Boston, it appears, really likes chocolate. The fact that the Boston Chocolate walking tour is one of two possible routes around chocolate shops and dessert-specialist restaurants in the city tells its own tale. Here we have a city with a serious sweet-tooth and whilst you can try and fight it, you’re going to have far more fun filling your face with the best treats in town.

Frozen Yogurts

We meet in a rather unpromising spot on Cambridge Street, where the traffic roars past and the shopping looks none-too-appealing. But, tucked around by a car park is Boyo – which, as we’re about to discover, is short for Boston Yogurt.
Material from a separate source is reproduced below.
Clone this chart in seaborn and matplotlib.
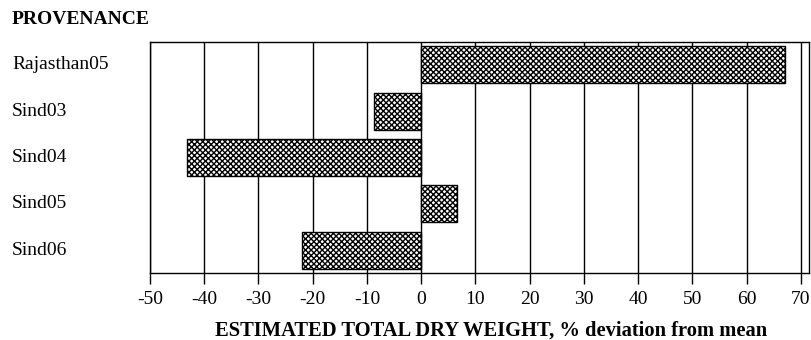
import matplotlib
matplotlib.use("Agg")
import matplotlib.pyplot as plt
import seaborn as sns
import pandas as pd

provenances = ["Rajasthan05", "Sind03", "Sind04", "Sind05", "Sind06"]
deviation = [67.0, -8.7, -43.1, 6.6, -21.9]
xticks = [-50, -40, -30, -20, -10, 0, 10, 20, 30, 40, 50, 60, 70]

sns.set_theme(style="white")
plt.rcParams["font.family"] = ["Liberation Serif", "DejaVu Serif"]
plt.rcParams["text.color"] = "black"
plt.rcParams["xtick.color"] = "black"
plt.rcParams["hatch.linewidth"] = 1.0
plt.rcParams["hatch.color"] = "black"

df = pd.DataFrame({"prov": provenances, "dev": deviation})

fig = plt.figure(figsize=(8.11, 3.40), dpi=100)
ax = fig.add_axes([150 / 811, 1 - 273.3 / 340, (809 - 150) / 811, (273.3 - 41.7) / 340])

for x in xticks:
    ax.axvline(x, color="black", lw=1.0, zorder=0)

sns.barplot(data=df, x="dev", y="prov", orient="h", color="white",
            edgecolor="black", linewidth=1.0, width=0.8, ax=ax, zorder=2)
for p in ax.patches:
    p.set_hatch("xxxxxx")
    p.set_facecolor("white")
    p.set_edgecolor("black")

ax.set_xlim(-50, 71.5)
ax.set_ylim(4.5, -0.5)
ax.set_xticks(xticks)
ax.set_xticklabels([str(t) for t in xticks], fontsize=14, color="black")
ax.tick_params(axis="x", direction="out", length=8, width=1, color="black", pad=5, bottom=True)
ax.tick_params(axis="y", length=0, pad=0)
ax.set_yticklabels([])
ax.set_xlabel("")
ax.set_ylabel("")
for s in ax.spines.values():
    s.set_color("black")
    s.set_linewidth(1.0)

for i, lab in enumerate(provenances):
    yd = ax.transData.transform((0, i))[1]
    fig.text(12 / 811, yd / 340, lab, ha="left", va="center", fontsize=14, color="black")

fig.text(12 / 811, 1 - 20 / 340, "PROVENANCE", ha="left", va="center",
         fontsize=14, fontweight="bold", color="black")
fig.text(491 / 811, 1 - 331 / 340, "ESTIMATED TOTAL DRY WEIGHT, % deviation from mean",
         ha="center", va="center", fontsize=14.8, fontweight="bold", color="black")

fig.savefig("out.png", dpi=100)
Boyo is pioneering frozen yogurt in Boston, partly as a healthier alternative to ice cream and partly as a tasty treat in its own right.

Inside, we learn the difference between gelato, sorbet and ice-cream and the different processes that go into making frozen yogurt – think more chemistry set than milk churn. But the key thing, of course, is what it tastes like. We’re handed a sample of chocolate fudge frozen yogurt with raspberry – other flavours available include peanut butter, tiramisu and pina colada. It’s good and surprisingly light but perhaps lacks that sinful naughtiness that comes with a proper ice cream or gelato. After all, you don’t eat this sort of thing to be healthy, do you?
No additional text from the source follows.